Thursday, June 02, 2011

The Kondratieff Wave Revisited (reprinted)

I'm suffering from a little bit of writers block, here's a reprint from October 2006. The historical quote below, sounds a bit too familiar.

A while back, in May, 2006 I covered the Kondratieff wave and it seems to be more to the point as time goes by. Below is a link to a history lesson that's well worth reading.

The Kondratieff Wave

This gentleman's theories were published in 1925 way before the Great Depression. Here is a quote from the link, dealing with "The Autumn" just before "The Winter," labeled Depression.

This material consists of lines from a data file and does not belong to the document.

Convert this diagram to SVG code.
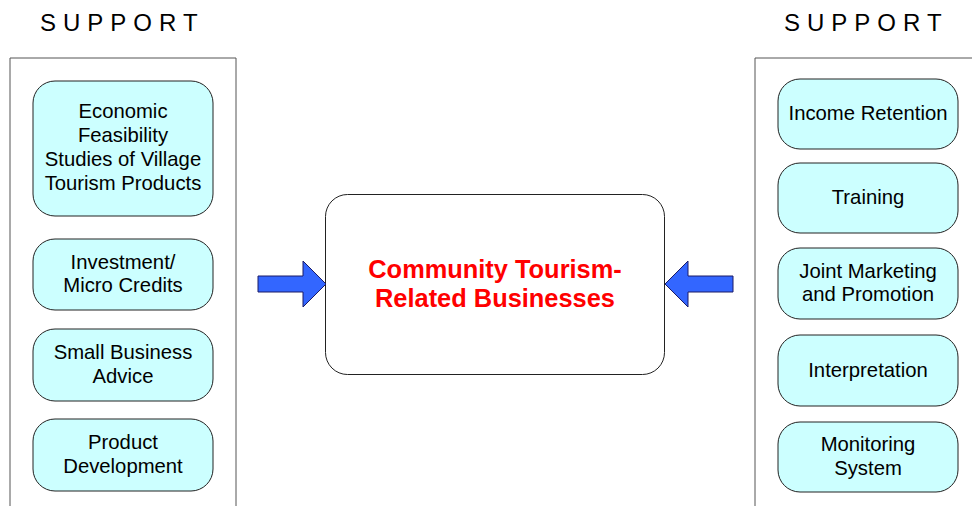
<svg xmlns="http://www.w3.org/2000/svg" width="972" height="506" viewBox="0 0 972 506">
<style>
.panel{fill:none;stroke:#555;stroke-width:1}
.box{fill:#ccffff;stroke:#222;stroke-width:1}
.t{font-family:"Liberation Sans",Arial,sans-serif;font-size:20.3px;fill:#000;text-anchor:middle}
.h{font-family:"Liberation Sans",Arial,sans-serif;font-size:24px;fill:#000;letter-spacing:7px}
.c{font-family:"Liberation Sans",Arial,sans-serif;font-size:25.4px;font-weight:bold;fill:#ff0000;text-anchor:middle}
.arr{fill:#3366ff;stroke:#1a1a66;stroke-width:1}
</style>
<rect width="972" height="506" fill="#fff"/>
<text class="h" x="40" y="31">SUPPORT</text>
<text class="h" x="784" y="31">SUPPORT</text>
<path class="panel" d="M10,507 V58 H236 V507"/>
<path class="panel" d="M755,507 V58 H973"/>
<g id="n-econ"><rect class="box" x="33" y="81" width="180" height="135" rx="22"/>
<text class="t" x="123" y="118">Economic</text><text class="t" x="123" y="142">Feasibility</text><text class="t" x="123" y="166">Studies of Village</text><text class="t" x="123" y="190">Tourism Products</text></g>
<g id="n-invest"><rect class="box" x="33" y="239" width="180" height="71" rx="22"/>
<text class="t" x="123" y="269">Investment/</text><text class="t" x="123" y="292">Micro Credits</text></g>
<g id="n-small"><rect class="box" x="33" y="329" width="180" height="72" rx="22"/>
<text class="t" x="123" y="359">Small Business</text><text class="t" x="123" y="383">Advice</text></g>
<g id="n-product"><rect class="box" x="33" y="419" width="180" height="72" rx="22"/>
<text class="t" x="123" y="449">Product</text><text class="t" x="123" y="473">Development</text></g>
<g id="n-income"><rect class="box" x="778" y="79" width="180" height="70" rx="22"/>
<text class="t" x="868" y="120">Income Retention</text></g>
<g id="n-training"><rect class="box" x="778" y="163" width="180" height="70" rx="22"/>
<text class="t" x="868" y="204">Training</text></g>
<g id="n-joint"><rect class="box" x="778" y="248" width="180" height="71" rx="22"/>
<text class="t" x="868" y="278">Joint Marketing</text><text class="t" x="868" y="301">and Promotion</text></g>
<g id="n-interp"><rect class="box" x="778" y="335" width="180" height="71" rx="22"/>
<text class="t" x="868" y="377">Interpretation</text></g>
<g id="n-monitor"><rect class="box" x="778" y="422" width="180" height="70" rx="22"/>
<text class="t" x="868" y="451">Monitoring</text><text class="t" x="868" y="475">System</text></g>
<g id="n-center"><rect x="325.5" y="194.5" width="339" height="180" rx="22" fill="#fff" stroke="#222" stroke-width="1"/>
<text class="c" x="495" y="278">Community Tourism-</text><text class="c" x="495" y="307">Related Businesses</text></g>
<g id="connectors">
<path class="arr" d="M258,276 H303 V261 L326,284 L303,307 V292 H258 Z"/>
<path class="arr" d="M733,276 H688 V261 L665,284 L688,307 V292 H733 Z"/>
</g>
</svg>
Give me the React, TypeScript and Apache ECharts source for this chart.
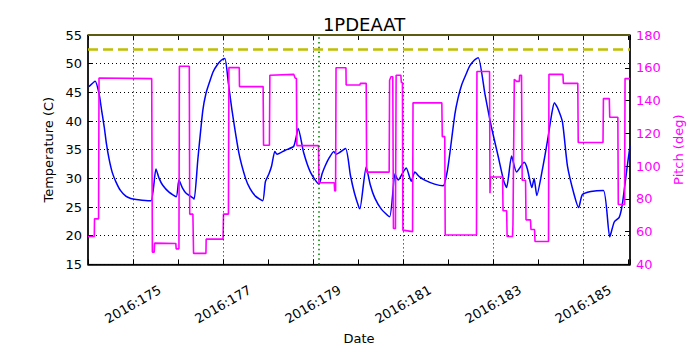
import React, { useEffect, useRef } from "react";
import * as echarts from "echarts";

const chartTitle = "1PDEAAT";
const xAxisName = "Date";
const leftAxisName = "Temperature (C)";
const rightAxisName = "Pitch (deg)";

const xLabelDays = [175, 177, 179, 181, 183, 185];
const limitTemp = 52.5;
const topLimitTemp = 55;
const eventDay = 179.13;

const tempDays = [
  174.02, 174.16, 174.25, 174.3, 174.36, 174.41, 174.47, 174.54, 174.62, 174.72,
  174.84, 174.95, 175.07, 175.2, 175.4, 175.51, 175.58, 175.66, 175.8, 175.96,
  176.02, 176.1, 176.18, 176.33, 176.36, 176.44, 176.55, 176.62, 176.7, 176.78,
  176.88, 176.96, 177.04, 177.12, 177.2, 177.35, 177.5, 177.6, 177.72, 177.88,
  177.94, 178.02, 178.08, 178.15, 178.2, 178.38, 178.57, 178.67, 178.79, 178.94,
  179.13, 179.2, 179.27, 179.36, 179.46, 179.51, 179.72, 179.83, 179.92, 180.02,
  180.04, 180.18, 180.27, 180.37, 180.52, 180.7, 180.82, 180.89, 181.0, 181.07,
  181.18, 181.26, 181.36, 181.48, 181.7, 181.89, 181.98, 182.04, 182.15, 182.22,
  182.3, 182.4, 182.48, 182.58, 182.67, 182.82, 182.96, 183.11, 183.24, 183.3,
  183.41, 183.52, 183.69, 183.76, 183.86, 183.91, 183.97, 184.1, 184.21, 184.3,
  184.36, 184.43, 184.54, 184.65, 184.8, 184.9, 184.98, 185.17, 185.45, 185.59,
  185.69, 185.8, 185.87, 185.98, 186.04,
];
const tempValues = [
  46.0, 46.95, 44.6, 42.0, 39.0, 36.0, 33.3, 31.0, 29.4, 27.9,
  26.9, 26.5, 26.3, 26.2, 26.1, 31.65, 30.0, 28.8, 27.6, 26.8,
  29.7, 28.3, 27.4, 26.6, 26.4, 33.3, 41.8, 44.8, 46.8, 48.6,
  49.9, 50.6, 50.9, 46.5, 41.8, 34.5, 30.0, 28.2, 26.9, 26.1,
  29.4, 30.8, 32.2, 34.7, 34.2, 34.9, 35.6, 38.7, 34.5, 31.1,
  29.0, 30.8, 32.2, 33.6, 34.7, 34.2, 35.2, 30.5, 27.4, 24.9,
  24.7, 32.0, 28.9, 26.6, 24.6, 23.3, 30.8, 29.7, 31.1, 31.8,
  29.5, 31.1, 30.3, 29.7, 29.0, 28.7, 31.2, 34.5, 41.2, 44.0,
  46.3, 48.2, 49.6, 50.6, 51.05, 44.6, 39.0, 33.9, 29.4, 28.4,
  33.9, 31.1, 32.8, 31.65, 28.4, 30.0, 27.0, 31.8, 36.7, 41.2,
  43.2, 42.3, 39.8, 32.2, 27.15, 24.9, 27.15, 27.7, 27.9, 19.8,
  22.4, 23.2, 25.5, 32.2, 35.6,
];

const pitchDays = [
  174.0, 174.14, 174.145, 174.235, 174.245, 175.415, 175.43, 175.47, 175.48, 175.95,
  175.96, 176.02, 176.03, 176.25, 176.26, 176.33, 176.345, 176.62, 176.625, 177.0,
  177.01, 177.12, 177.13, 177.36, 177.365, 177.89, 177.9, 178.03, 178.04, 178.57,
  178.6, 178.63, 178.64, 179.12, 179.13, 179.47, 179.48, 179.5, 179.51, 179.73,
  179.735, 180.04, 180.05, 180.18, 180.19, 180.69, 180.7, 180.73, 180.77, 180.785,
  180.83, 180.845, 180.95, 180.96, 180.985, 180.995, 181.21, 181.22, 181.86, 181.87,
  181.925, 181.935, 182.63, 182.64, 182.92, 182.93, 182.94, 183.21, 183.22, 183.3,
  183.31, 183.43, 183.44, 183.47, 183.52, 183.58, 183.59, 183.63, 183.645, 183.72,
  183.73, 183.83, 183.84, 183.92, 183.93, 184.23, 184.24, 184.55, 184.56, 184.88,
  184.89, 185.44, 185.45, 185.58, 185.59, 185.77, 185.78, 185.92, 185.93, 186.04,
];
const pitchValues = [
  57, 57, 67.8, 67.8, 153.8, 153.4, 47.5, 47.5, 53, 52.8,
  49.5, 49.5, 160.9, 160.9, 70.7, 70.7, 46.7, 46.7, 55.4, 55.4,
  70.7, 70.7, 160.1, 160.1, 148.5, 148.5, 112.7, 112.7, 155.4, 156,
  153.8, 153.5, 112.5, 112.5, 89.8, 89.8, 84.9, 84.9, 160, 160,
  149.5, 149.5, 150.5, 150.5, 96.3, 96.3, 152.4, 154.5, 154.5, 61.9,
  61.9, 155.4, 155.4, 151, 151, 60.9, 60, 138.6, 138.6, 118,
  118, 57.9, 57.9, 157.7, 157.7, 83.5, 93.3, 93.3, 72.7, 72.7,
  57, 57, 64, 153, 151.7, 151.7, 155.4, 155.4, 91.4, 91.4,
  67.2, 67.2, 61.3, 61.3, 54, 54, 156, 156, 150.5, 150.5,
  114.4, 114.4, 141.2, 141.2, 129.8, 129.8, 76.6, 76.6, 153.4, 153.4,
];

export default function App() {
  const ref = useRef<HTMLDivElement>(null);
  useEffect(() => {
    const chart = echarts.init(ref.current!, null, { renderer: "svg" });
    const font = "DejaVu Sans";
    const tempData = tempDays.map((d, i) => [d, tempValues[i]]);
    const pitchData = pitchDays.map((d, i) => [d, pitchValues[i]]);
    const xMin = 174;
    const xMax = 186.04;
    chart.setOption({
      animation: false,
      textStyle: { fontFamily: font },
      title: {
        text: chartTitle,
        left: 359,
        top: 10,
        textAlign: "center",
        textStyle: { fontSize: 18, fontWeight: "normal", color: "#000", fontFamily: font },
      },
      grid: {
        left: 88,
        right: 70,
        top: 35,
        bottom: 78,
        show: true,
        borderColor: "#000",
        borderWidth: 1,
        backgroundColor: "#fff",
      },
      xAxis: [
        {
          type: "value",
          position: "bottom",
          min: xMin,
          max: xMax,
          interval: 1,
          axisLine: { show: true, lineStyle: { color: "#000", width: 1.5 } },
          axisTick: { show: true, inside: true, length: 5, lineStyle: { color: "#000" } },
          axisLabel: {
            formatter: (v: number) => (xLabelDays.includes(v) ? `2016:${v}` : ""),
            rotate: 30,
            align: "center",
            verticalAlign: "middle",
            margin: 40,
            fontSize: 13,
            color: "#000",
            fontFamily: font,
          },
          splitLine: { show: false },
          name: xAxisName,
          nameLocation: "middle",
          nameGap: 57,
          nameTextStyle: { fontSize: 13, color: "#000", fontFamily: font },
        },
        {
          type: "value",
          position: "top",
          min: xMin,
          max: xMax,
          interval: 1,
          axisLine: { show: true, lineStyle: { color: "#000", width: 1 } },
          axisTick: { show: true, inside: true, length: 5, lineStyle: { color: "#000" } },
          axisLabel: { show: false },
          splitLine: { show: false },
        },
      ],
      yAxis: [
        {
          type: "value",
          position: "left",
          min: 15,
          max: 55,
          interval: 5,
          axisLine: { show: true, lineStyle: { color: "#000", width: 1.5 } },
          axisTick: { show: true, inside: true, length: 5, lineStyle: { color: "#000" } },
          axisLabel: { fontSize: 13, color: "#000", margin: 6, fontFamily: font },
          splitLine: { show: true, lineStyle: { color: "#000", type: [1, 3], width: 1 } },
          name: leftAxisName,
          nameLocation: "middle",
          nameRotate: 90,
          nameGap: 25,
          nameTextStyle: { fontSize: 13, color: "#000", fontFamily: font },
        },
        {
          type: "value",
          position: "right",
          min: 40,
          max: 180,
          interval: 20,
          axisLine: { show: true, lineStyle: { color: "#000", width: 1.5 } },
          axisTick: { show: true, inside: true, length: 5, lineStyle: { color: "#000" } },
          axisLabel: { fontSize: 13, color: "#ff00ff", margin: 6, fontFamily: font },
          splitLine: { show: false },
          name: rightAxisName,
          nameLocation: "middle",
          nameRotate: 90,
          nameGap: 35,
          nameTextStyle: { fontSize: 13, color: "#ff00ff", fontFamily: font },
        },
      ],
      series: [
        {
          name: "grid",
          type: "line",
          xAxisIndex: 0,
          yAxisIndex: 0,
          data: [],
          z: 1,
          silent: true,
          markLine: {
            silent: true,
            symbol: ["none", "none"],
            label: { show: false },
            lineStyle: { color: "#000", type: [1, 3], width: 1 },
            data: xLabelDays.map((d) => ({ xAxis: d })),
          },
        },
        {
          name: "Temperature",
          type: "line",
          xAxisIndex: 0,
          yAxisIndex: 0,
          data: tempData,
          showSymbol: false,
          symbol: "none",
          smooth: 0.2,
          lineStyle: { color: "#0000ff", width: 1.5 },
          itemStyle: { color: "#0000ff" },
          z: 3,
          markLine: {
            silent: true,
            symbol: ["none", "none"],
            label: { show: false },
            data: [
              { yAxis: limitTemp, lineStyle: { color: "#bfbf00", type: [10, 5], width: 2.5 } },
              { yAxis: topLimitTemp, lineStyle: { color: "#5c5c10", type: "solid", width: 2 } },
              { xAxis: eventDay, lineStyle: { color: "#008000", type: [1.5, 3.2], width: 1.5 } },
            ],
          },
        },
        {
          name: "Pitch",
          type: "line",
          xAxisIndex: 0,
          yAxisIndex: 1,
          data: pitchData,
          showSymbol: false,
          symbol: "none",
          lineStyle: { color: "#ff00ff", width: 1.6 },
          itemStyle: { color: "#ff00ff" },
          z: 4,
        },
      ],
    });
    return () => chart.dispose();
  }, []);
  return (
    <div
      ref={ref}
      style={{ position: "absolute", left: 0, top: 0, width: 700, height: 350 }}
    />
  );
}
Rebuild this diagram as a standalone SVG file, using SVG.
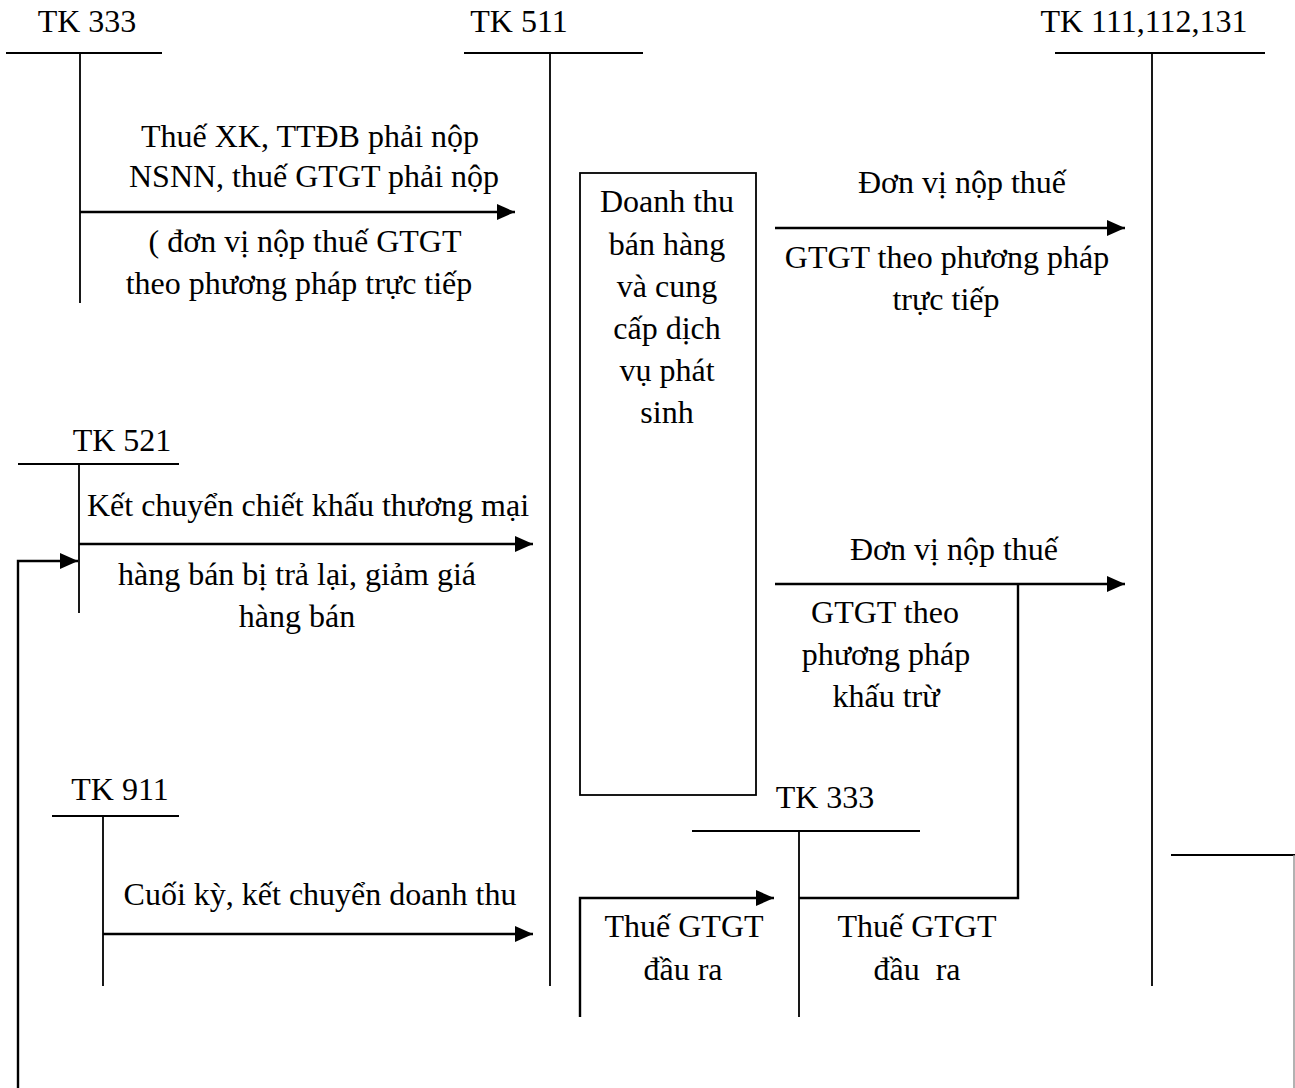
<svg xmlns="http://www.w3.org/2000/svg" width="1295" height="1088" viewBox="0 0 1295 1088">
<defs>
<style>
text{font-family:"Liberation Serif","Times New Roman",serif;font-size:32px;fill:#000;text-anchor:middle}
.t{stroke:#000;stroke-width:1.8;fill:none}
.c{stroke:#000;stroke-width:2.4;fill:none}
.a{marker-end:url(#ah)}
</style>
<marker id="ah" markerUnits="userSpaceOnUse" markerWidth="18" markerHeight="16" refX="18" refY="8" orient="auto">
<path d="M0,0 L18,8 L0,16 z" fill="#000"/>
</marker>
</defs>
<rect width="1295" height="1088" fill="#fff"/>

<g id="tk333-top">
<text x="87" y="32">TK 333</text>
<path class="t" d="M6,53 H162 M80,53 V303"/>
</g>
<g id="tk511">
<text x="519" y="32">TK 511</text>
<path class="t" d="M464,53 H643 M550,53 V986"/>
</g>
<g id="tk111">
<text x="1144" y="32">TK 111,112,131</text>
<path class="t" d="M1055,53 H1265 M1152,53 V986"/>
</g>
<g id="box-doanhthu">
<rect class="t" x="580" y="173" width="176" height="622"/>
<text x="667" y="212">Doanh thu</text>
<text x="667" y="255">bán hàng</text>
<text x="667" y="297">và cung</text>
<text x="667" y="339">cấp dịch</text>
<text x="667" y="381">vụ phát</text>
<text x="667" y="423">sinh</text>
</g>
<g id="tk521">
<text x="122" y="451">TK 521</text>
<path class="t" d="M18,464 H179 M79,464 V613"/>
</g>
<g id="tk911">
<text x="120" y="800">TK 911</text>
<path class="t" d="M52,816 H179 M103,816 V986"/>
</g>
<g id="tk333-bottom">
<text x="825" y="808">TK 333</text>
<path class="t" d="M692,831 H920 M799,831 V1017"/>
</g>
<g id="tk-right">
<path class="t" d="M1171,855 H1295"/>
<path d="M1294,855 V1088" stroke="#999" stroke-width="1.5" fill="none"/>
</g>

<g id="connectors">
<path class="c a" d="M80,212 H515"/>
<path class="c a" d="M775,228 H1125"/>
<path class="c a" d="M79,544 H533"/>
<path class="c a" d="M18,1088 V561 H78"/>
<path class="c a" d="M775,584 H1125"/>
<path class="c" d="M1018,584 V898 H799"/>
<path class="c a" d="M103,934 H533"/>
<path class="c a" d="M580,1017 V898 H774"/>
</g>

<g id="labels">
<text x="310" y="147">Thuế XK, TTĐB phải nộp</text>
<text x="314" y="187">NSNN, thuế GTGT phải nộp</text>
<text x="305" y="252">( đơn vị nộp thuế GTGT</text>
<text x="299" y="294">theo phương pháp trực tiếp</text>
<text x="962" y="193">Đơn vị nộp thuế</text>
<text x="947" y="268">GTGT theo phương pháp</text>
<text x="946" y="310">trực tiếp</text>
<text x="308" y="516">Kết chuyển chiết khấu thương mại</text>
<text x="297" y="585">hàng bán bị trả lại, giảm giá</text>
<text x="297" y="627">hàng bán</text>
<text x="954" y="560">Đơn vị nộp thuế</text>
<text x="885" y="623">GTGT theo</text>
<text x="886" y="665">phương pháp</text>
<text x="886" y="707">khấu trừ</text>
<text x="320" y="905">Cuối kỳ, kết chuyển doanh thu</text>
<text x="684" y="937">Thuế GTGT</text>
<text x="683" y="980">đầu ra</text>
<text x="917" y="937">Thuế GTGT</text>
<text x="917" y="980" xml:space="preserve">đầu  ra</text>
</g>
</svg>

Excesses of an unpopular war, along with fiscal liberalism, cause popular reaction toward stability or normalcy. A mood of isolationism permeates . The plateau period generally lasts seven to ten years and is characterized by selective industry growth, development of new ideas ( both technological and social ) and a strong feelings of affluence, terminating in a feeling of euphoria. The inflated price structure from the primary recession, along with the desire for consumption, produces a rapid increase in debt. Eventually, wealth consumption expands beyond all practical limits, and economy slips into a severe and protracted depression.

These cycles tend to be about 60 to 70 years long. If you think about it, everyone that was about 30 years old during the last depression is no longer with us. The group memory of the past depression is gone and most of the financial shenanigans going on, are "new" in our mind's eye.

The point about perceiving a depression, is that its only visible in your rear view mirror. The investment trusts that collapsed in the 1930's seem very similar to the index funds and derivatives of today.

As a post note: don't link a Depression automatically with deflation, hyperinflation is also an option. The Federal Reserve (with today's powers) and absurd national debts were not part of the mix way back then.